Figure scripts:

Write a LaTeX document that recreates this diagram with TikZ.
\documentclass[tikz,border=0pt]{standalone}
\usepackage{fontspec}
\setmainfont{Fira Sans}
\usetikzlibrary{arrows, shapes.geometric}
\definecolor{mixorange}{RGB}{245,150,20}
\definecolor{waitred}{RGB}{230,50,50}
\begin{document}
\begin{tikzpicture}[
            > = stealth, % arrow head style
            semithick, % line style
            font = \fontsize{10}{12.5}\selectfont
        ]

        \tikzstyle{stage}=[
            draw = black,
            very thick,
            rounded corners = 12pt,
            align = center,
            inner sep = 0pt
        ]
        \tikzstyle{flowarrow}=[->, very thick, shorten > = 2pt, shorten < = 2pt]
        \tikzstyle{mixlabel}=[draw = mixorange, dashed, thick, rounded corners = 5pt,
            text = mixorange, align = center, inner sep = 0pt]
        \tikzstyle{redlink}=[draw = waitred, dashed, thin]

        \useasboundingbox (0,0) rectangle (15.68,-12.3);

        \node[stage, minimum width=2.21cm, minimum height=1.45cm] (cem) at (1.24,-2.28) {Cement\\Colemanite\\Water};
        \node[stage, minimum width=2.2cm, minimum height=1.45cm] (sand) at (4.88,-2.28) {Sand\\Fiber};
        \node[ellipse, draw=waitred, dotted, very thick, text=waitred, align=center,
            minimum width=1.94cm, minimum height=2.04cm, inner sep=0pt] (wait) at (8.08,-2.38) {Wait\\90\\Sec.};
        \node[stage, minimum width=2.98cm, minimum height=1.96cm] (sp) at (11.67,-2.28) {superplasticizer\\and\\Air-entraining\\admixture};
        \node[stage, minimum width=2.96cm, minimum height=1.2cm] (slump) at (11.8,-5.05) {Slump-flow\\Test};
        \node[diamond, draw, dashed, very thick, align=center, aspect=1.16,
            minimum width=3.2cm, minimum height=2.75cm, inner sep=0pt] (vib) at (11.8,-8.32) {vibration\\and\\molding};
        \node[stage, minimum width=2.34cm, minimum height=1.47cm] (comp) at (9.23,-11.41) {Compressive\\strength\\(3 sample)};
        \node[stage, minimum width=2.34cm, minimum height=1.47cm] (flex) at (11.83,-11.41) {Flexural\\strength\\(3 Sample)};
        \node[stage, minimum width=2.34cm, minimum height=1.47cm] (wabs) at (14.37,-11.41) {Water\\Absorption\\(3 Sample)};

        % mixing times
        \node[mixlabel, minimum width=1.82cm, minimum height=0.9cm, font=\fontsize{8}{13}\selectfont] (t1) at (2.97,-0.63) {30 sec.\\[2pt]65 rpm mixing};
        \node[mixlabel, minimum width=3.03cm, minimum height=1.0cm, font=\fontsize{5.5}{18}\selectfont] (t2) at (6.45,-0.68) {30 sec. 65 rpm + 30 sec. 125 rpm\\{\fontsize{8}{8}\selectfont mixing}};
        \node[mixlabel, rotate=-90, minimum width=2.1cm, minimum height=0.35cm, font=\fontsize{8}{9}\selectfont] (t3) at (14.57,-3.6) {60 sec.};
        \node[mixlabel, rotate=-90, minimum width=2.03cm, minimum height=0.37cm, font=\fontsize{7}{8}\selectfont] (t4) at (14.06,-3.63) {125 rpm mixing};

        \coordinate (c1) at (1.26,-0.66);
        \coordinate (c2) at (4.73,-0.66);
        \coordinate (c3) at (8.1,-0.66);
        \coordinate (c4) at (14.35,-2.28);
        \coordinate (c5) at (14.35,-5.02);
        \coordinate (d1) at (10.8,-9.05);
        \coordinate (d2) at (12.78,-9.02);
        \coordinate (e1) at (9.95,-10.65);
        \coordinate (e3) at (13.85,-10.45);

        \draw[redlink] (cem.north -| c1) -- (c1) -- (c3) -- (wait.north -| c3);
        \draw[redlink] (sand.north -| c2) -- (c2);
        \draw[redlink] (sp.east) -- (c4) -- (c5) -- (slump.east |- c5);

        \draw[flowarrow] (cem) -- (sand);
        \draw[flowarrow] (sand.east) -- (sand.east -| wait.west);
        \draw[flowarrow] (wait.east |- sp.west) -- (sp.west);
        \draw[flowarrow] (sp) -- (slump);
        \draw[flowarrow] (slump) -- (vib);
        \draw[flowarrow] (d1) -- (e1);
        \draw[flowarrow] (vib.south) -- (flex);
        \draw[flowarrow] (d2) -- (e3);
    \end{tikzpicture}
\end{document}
==
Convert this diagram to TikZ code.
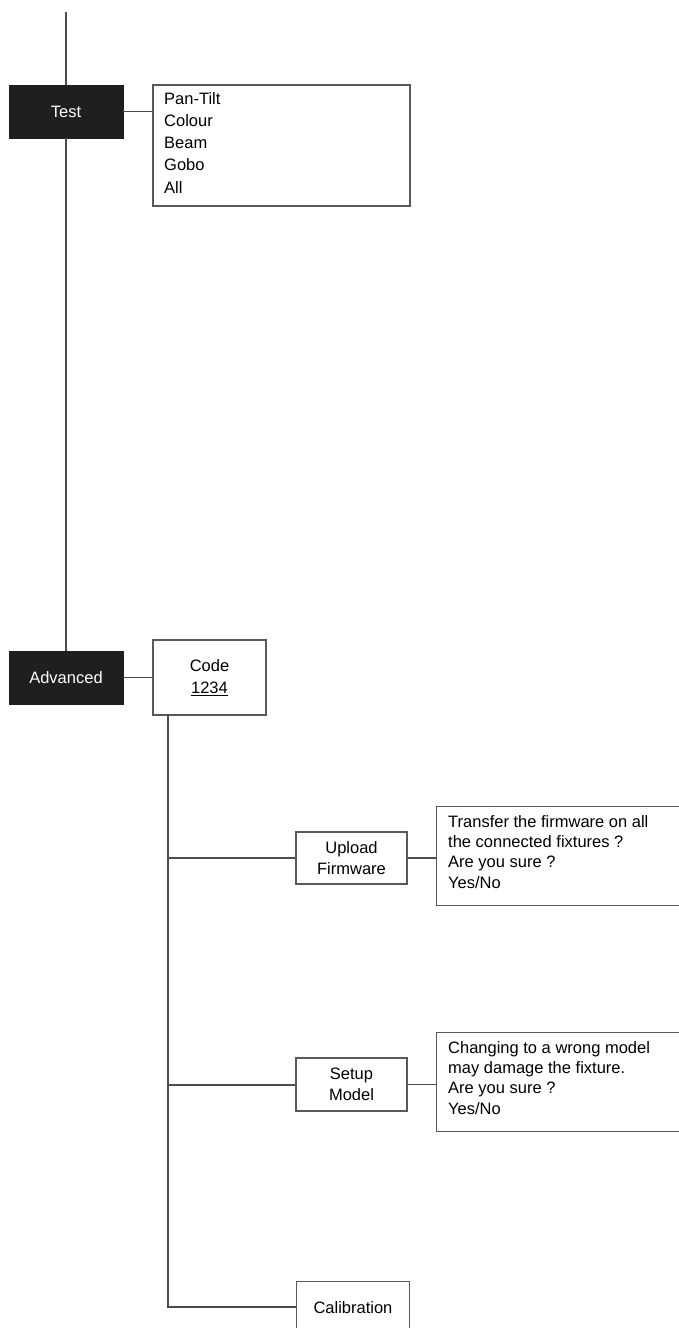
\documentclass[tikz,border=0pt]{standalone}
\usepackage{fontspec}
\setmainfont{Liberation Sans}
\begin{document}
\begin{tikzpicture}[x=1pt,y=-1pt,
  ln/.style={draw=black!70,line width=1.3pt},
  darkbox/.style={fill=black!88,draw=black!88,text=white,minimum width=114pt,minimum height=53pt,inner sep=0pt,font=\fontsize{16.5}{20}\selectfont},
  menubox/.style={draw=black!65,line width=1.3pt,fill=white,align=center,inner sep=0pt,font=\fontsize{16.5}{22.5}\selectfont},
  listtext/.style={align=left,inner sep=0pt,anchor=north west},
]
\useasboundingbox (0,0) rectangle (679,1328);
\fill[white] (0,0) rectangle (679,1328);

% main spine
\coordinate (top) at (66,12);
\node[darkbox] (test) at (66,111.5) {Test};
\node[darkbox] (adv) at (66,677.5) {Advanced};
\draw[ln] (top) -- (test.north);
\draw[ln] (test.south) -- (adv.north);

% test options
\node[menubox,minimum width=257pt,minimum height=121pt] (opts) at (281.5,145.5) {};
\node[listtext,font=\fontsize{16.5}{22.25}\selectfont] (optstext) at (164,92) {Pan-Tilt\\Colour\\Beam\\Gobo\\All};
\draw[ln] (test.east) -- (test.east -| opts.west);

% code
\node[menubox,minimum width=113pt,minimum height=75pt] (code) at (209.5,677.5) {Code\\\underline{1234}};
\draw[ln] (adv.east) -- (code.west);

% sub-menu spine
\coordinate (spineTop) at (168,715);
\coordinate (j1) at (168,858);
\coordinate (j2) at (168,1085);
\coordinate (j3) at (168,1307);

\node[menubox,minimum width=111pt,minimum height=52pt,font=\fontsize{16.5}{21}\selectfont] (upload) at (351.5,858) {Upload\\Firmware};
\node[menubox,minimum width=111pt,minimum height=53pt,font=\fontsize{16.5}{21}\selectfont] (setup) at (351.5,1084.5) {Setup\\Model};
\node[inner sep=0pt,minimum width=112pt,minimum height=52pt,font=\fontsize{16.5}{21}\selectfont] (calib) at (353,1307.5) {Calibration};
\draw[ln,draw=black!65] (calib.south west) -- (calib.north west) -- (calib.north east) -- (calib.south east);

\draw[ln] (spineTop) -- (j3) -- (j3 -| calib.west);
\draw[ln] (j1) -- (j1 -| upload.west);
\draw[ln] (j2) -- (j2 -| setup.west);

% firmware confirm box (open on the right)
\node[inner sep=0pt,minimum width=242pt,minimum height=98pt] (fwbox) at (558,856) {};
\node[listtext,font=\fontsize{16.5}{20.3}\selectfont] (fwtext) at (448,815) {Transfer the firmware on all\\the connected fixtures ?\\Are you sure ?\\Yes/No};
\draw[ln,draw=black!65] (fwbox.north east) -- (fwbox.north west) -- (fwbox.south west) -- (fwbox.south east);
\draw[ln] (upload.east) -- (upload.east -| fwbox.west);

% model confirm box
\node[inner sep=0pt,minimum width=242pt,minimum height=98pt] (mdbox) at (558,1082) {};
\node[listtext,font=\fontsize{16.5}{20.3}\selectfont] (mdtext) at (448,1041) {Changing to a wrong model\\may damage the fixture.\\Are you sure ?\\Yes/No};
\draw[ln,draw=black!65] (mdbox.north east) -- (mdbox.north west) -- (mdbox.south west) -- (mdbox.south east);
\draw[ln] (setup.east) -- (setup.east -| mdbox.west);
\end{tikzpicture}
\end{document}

### Short task
Copy out the listing above from the line containing "Convert this diagram to TikZ code." to the line containing "(adv.east) -- (code.west);", both included, exactly as written and minus the images.

### Output of the task
Convert this diagram to TikZ code.
\documentclass[tikz,border=0pt]{standalone}
\usepackage{fontspec}
\setmainfont{Liberation Sans}
\begin{document}
\begin{tikzpicture}[x=1pt,y=-1pt,
  ln/.style={draw=black!70,line width=1.3pt},
  darkbox/.style={fill=black!88,draw=black!88,text=white,minimum width=114pt,minimum height=53pt,inner sep=0pt,font=\fontsize{16.5}{20}\selectfont},
  menubox/.style={draw=black!65,line width=1.3pt,fill=white,align=center,inner sep=0pt,font=\fontsize{16.5}{22.5}\selectfont},
  listtext/.style={align=left,inner sep=0pt,anchor=north west},
]
\useasboundingbox (0,0) rectangle (679,1328);
\fill[white] (0,0) rectangle (679,1328);

% main spine
\coordinate (top) at (66,12);
\node[darkbox] (test) at (66,111.5) {Test};
\node[darkbox] (adv) at (66,677.5) {Advanced};
\draw[ln] (top) -- (test.north);
\draw[ln] (test.south) -- (adv.north);

% test options
\node[menubox,minimum width=257pt,minimum height=121pt] (opts) at (281.5,145.5) {};
\node[listtext,font=\fontsize{16.5}{22.25}\selectfont] (optstext) at (164,92) {Pan-Tilt\\Colour\\Beam\\Gobo\\All};
\draw[ln] (test.east) -- (test.east -| opts.west);

% code
\node[menubox,minimum width=113pt,minimum height=75pt] (code) at (209.5,677.5) {Code\\\underline{1234}};
\draw[ln] (adv.east) -- (code.west);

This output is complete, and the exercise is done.